I've been doing a lot of travel lately, including Fiber Forum, STITCHES South, Maryland Sheep and Wool, and Middle Tennessee Fiber Festival. Thus, the time gap on the blog. I did want to share my current experiment. This is an alternative method for attaching i-cord. It uses Rick Mondragon's sliding loop intarsia technique combined with Gwen Bortner's method for picking up reversibly on an edge. I've talked about Rick's technique before. To knit up on an edge reversibly, Gwen picks up by knit 1, yarn over rather than all knits. The yarn overs create a second layer of fabric. Gwen's method is especially suited to transitioning to 1x1 ribbing, double knitting, or brioche. I'm also knitting back backwards and I'm working the 6-stitch i-cord using Beverly Royce's method for tubular double-knitting. In this case, I am working left to right alternating knit 1, slip 1 with yarn in front; then working right to left alternating purl 1, slip 1 with yarn in back.


I'm not sure this is perfect, and I haven't blocked it yet. Also, I should add that the body of the project was worked in size US 7/ 4.5mm needles. The i-cord was worked with size US 2/ 2.75mm needles. As this method involves working two rounds of i-cord for every one stitch picked up, you will definitely need to fiddle with the gauge differences to get a result that doesn't ruffle.

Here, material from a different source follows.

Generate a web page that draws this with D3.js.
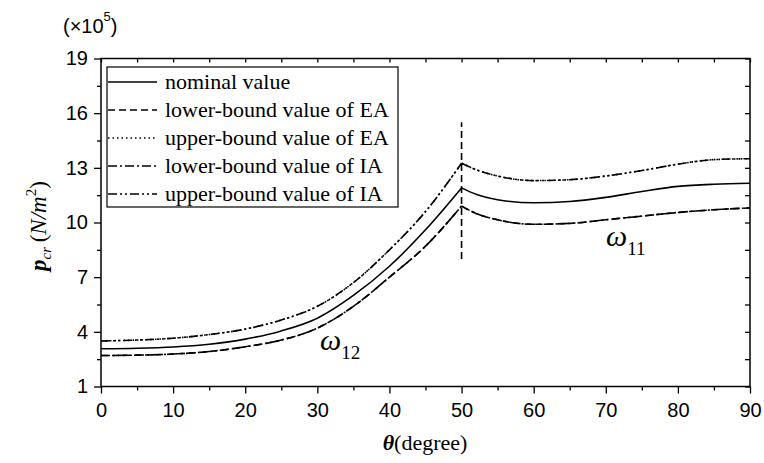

I do think this edging might be nice on a blanket, especially a modular one based on quilt patterns. I turned the corners by working short rounds, rather than short rows. Also, this edging is hollow. It could work as the top of a skirt or yoga pants, as you could run a cord or elastic through the tube. I may be using this project as a cover for a circular piano stool that belonged to my great grandmother. I hope by running a cord through the edging, I can cinch this cover over the top of the stool.